MATERIALS PROVIDED:
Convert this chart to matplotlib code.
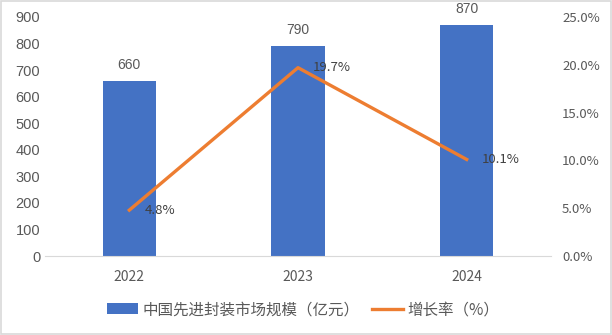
import matplotlib.pyplot as plt
from matplotlib.patches import Rectangle
from matplotlib.ticker import FuncFormatter, MultipleLocator

plt.rcParams["font.family"] = ["Noto Sans CJK SC", "DejaVu Sans"]

years = ["2022", "2023", "2024"]
market_size = [660, 790, 870]      # 亿元
growth_rate = [4.8, 19.7, 10.1]    # %

BAR_COLOR = "#4472C4"
LINE_COLOR = "#ED7D31"
TEXT_COLOR = "#595959"
GRID_COLOR = "#D9D9D9"

fig = plt.figure(figsize=(6.12, 3.35), dpi=100)
ax = fig.add_axes([45 / 612, 1 - 256 / 335, 506 / 612, 239 / 335])

x = list(range(len(years)))
bars = ax.bar(x, market_size, width=0.315, color=BAR_COLOR, zorder=2,
              label="中国先进封装市场规模（亿元）")
ax.set_xlim(-0.5, len(years) - 0.5)
ax.set_ylim(0, 900)
ax.yaxis.set_major_locator(MultipleLocator(100))
ax.set_xticks(x)
ax.set_xticklabels(years)

for xi, v in zip(x, market_size):
    ax.annotate(str(v), (xi, v), xytext=(0, 6.5), textcoords="offset points",
                ha="center", va="bottom", fontsize=10, color=TEXT_COLOR,
                family=["Liberation Sans", "DejaVu Sans"])

for side in ["top", "left", "right"]:
    ax.spines[side].set_visible(False)
ax.spines["bottom"].set_color(GRID_COLOR)
ax.tick_params(axis="both", length=0, colors=TEXT_COLOR, labelsize=10)
ax.tick_params(axis="x", pad=10)
for lbl in ax.get_yticklabels():
    lbl.set_family(["Liberation Sans", "DejaVu Sans"])
    lbl.set_fontsize(10.5)

ax2 = ax.twinx()
line, = ax2.plot(x, growth_rate, color=LINE_COLOR, linewidth=2.4, zorder=3,
                 label="增长率（%）")
ax2.set_ylim(0, 25)
ax2.yaxis.set_major_locator(MultipleLocator(5))
ax2.yaxis.set_major_formatter(FuncFormatter(lambda v, _: f"{v:.1f}%"))
for side in ["top", "left", "right", "bottom"]:
    ax2.spines[side].set_visible(False)
ax2.tick_params(axis="y", length=0, colors=TEXT_COLOR, labelsize=9.5, pad=8)

for xi, v in zip(x, growth_rate):
    ax2.annotate(f"{v}%", (xi, v), xytext=(11, 0), textcoords="offset points",
                 ha="left", va="center", fontsize=9.5, color="#404040")

fig.legend(handles=[bars, line], loc="center", bbox_to_anchor=(0.495, 0.075),
           ncol=2, frameon=False, fontsize=11.2, handlelength=2.0,
           handletextpad=0.3, columnspacing=0.8, labelcolor=TEXT_COLOR)

fig.patches.append(Rectangle((0.002, 0.003), 0.996, 0.994, transform=fig.transFigure,
                             fill=False, edgecolor=GRID_COLOR, linewidth=1.2))

fig.savefig("out.png", dpi=100, facecolor="white")
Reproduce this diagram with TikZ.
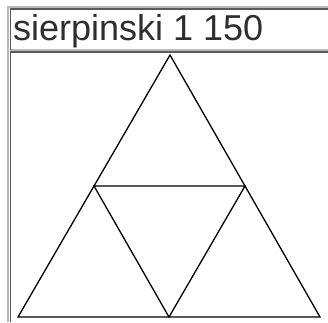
\documentclass[tikz,border=0pt]{standalone}
\usepackage{fontspec}
\setmainfont{Liberation Sans}
\usepackage{xcolor}
\usepackage{tikz}
\usetikzlibrary{calc}
\definecolor{framelight}{HTML}{B8B8B8}
\definecolor{framedark}{HTML}{5A5A5A}
\definecolor{headtext}{HTML}{2E2E2E}

\begin{document}
\begin{tikzpicture}[x=1pt,y=-1pt]
\useasboundingbox (0,0) rectangle (328,322);
% table frame
\draw[framelight, line width=1.4pt] (8,322) -- (8,7) -- (328,7);
\draw[framelight, line width=1.4pt] (10,50) -- (328,50);
\draw[framedark, line width=1.8pt] (10.5,50) -- (10.5,8.8) -- (328,8.8);
\draw[framedark, line width=1.8pt] (10.5,322) -- (10.5,52.2) -- (328,52.2);
% title
\node[anchor=base west, inner sep=0pt, text=headtext] (title) at (13,40.5)
  {\fontsize{36}{40}\selectfont sierpinski 1 150};
% triangle, one level
\coordinate (top) at (170,55);
\coordinate (left) at (18,317);
\coordinate (right) at (320,317);
\coordinate (midl) at ($(top)!0.5!(left)$);
\coordinate (midr) at ($(top)!0.5!(right)$);
\coordinate (midb) at ($(left)!0.5!(right)$);
\draw[black, line width=1.3pt, line join=miter] (top) -- (left) -- (right) -- cycle;
\draw[black, line width=1.3pt] (midl) -- (midr) -- (midb) -- cycle;
\end{tikzpicture}
\end{document}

THE EXERCISE:
Restate the material word for word from its first line through the line containing "ax.set_xticklabels(years)", both included; the pictures do not belong in it.

EXPECTED OUTPUT:
Convert this chart to matplotlib code.
import matplotlib.pyplot as plt
from matplotlib.patches import Rectangle
from matplotlib.ticker import FuncFormatter, MultipleLocator

plt.rcParams["font.family"] = ["Noto Sans CJK SC", "DejaVu Sans"]

years = ["2022", "2023", "2024"]
market_size = [660, 790, 870]      # 亿元
growth_rate = [4.8, 19.7, 10.1]    # %

BAR_COLOR = "#4472C4"
LINE_COLOR = "#ED7D31"
TEXT_COLOR = "#595959"
GRID_COLOR = "#D9D9D9"

fig = plt.figure(figsize=(6.12, 3.35), dpi=100)
ax = fig.add_axes([45 / 612, 1 - 256 / 335, 506 / 612, 239 / 335])

x = list(range(len(years)))
bars = ax.bar(x, market_size, width=0.315, color=BAR_COLOR, zorder=2,
              label="中国先进封装市场规模（亿元）")
ax.set_xlim(-0.5, len(years) - 0.5)
ax.set_ylim(0, 900)
ax.yaxis.set_major_locator(MultipleLocator(100))
ax.set_xticks(x)
ax.set_xticklabels(years)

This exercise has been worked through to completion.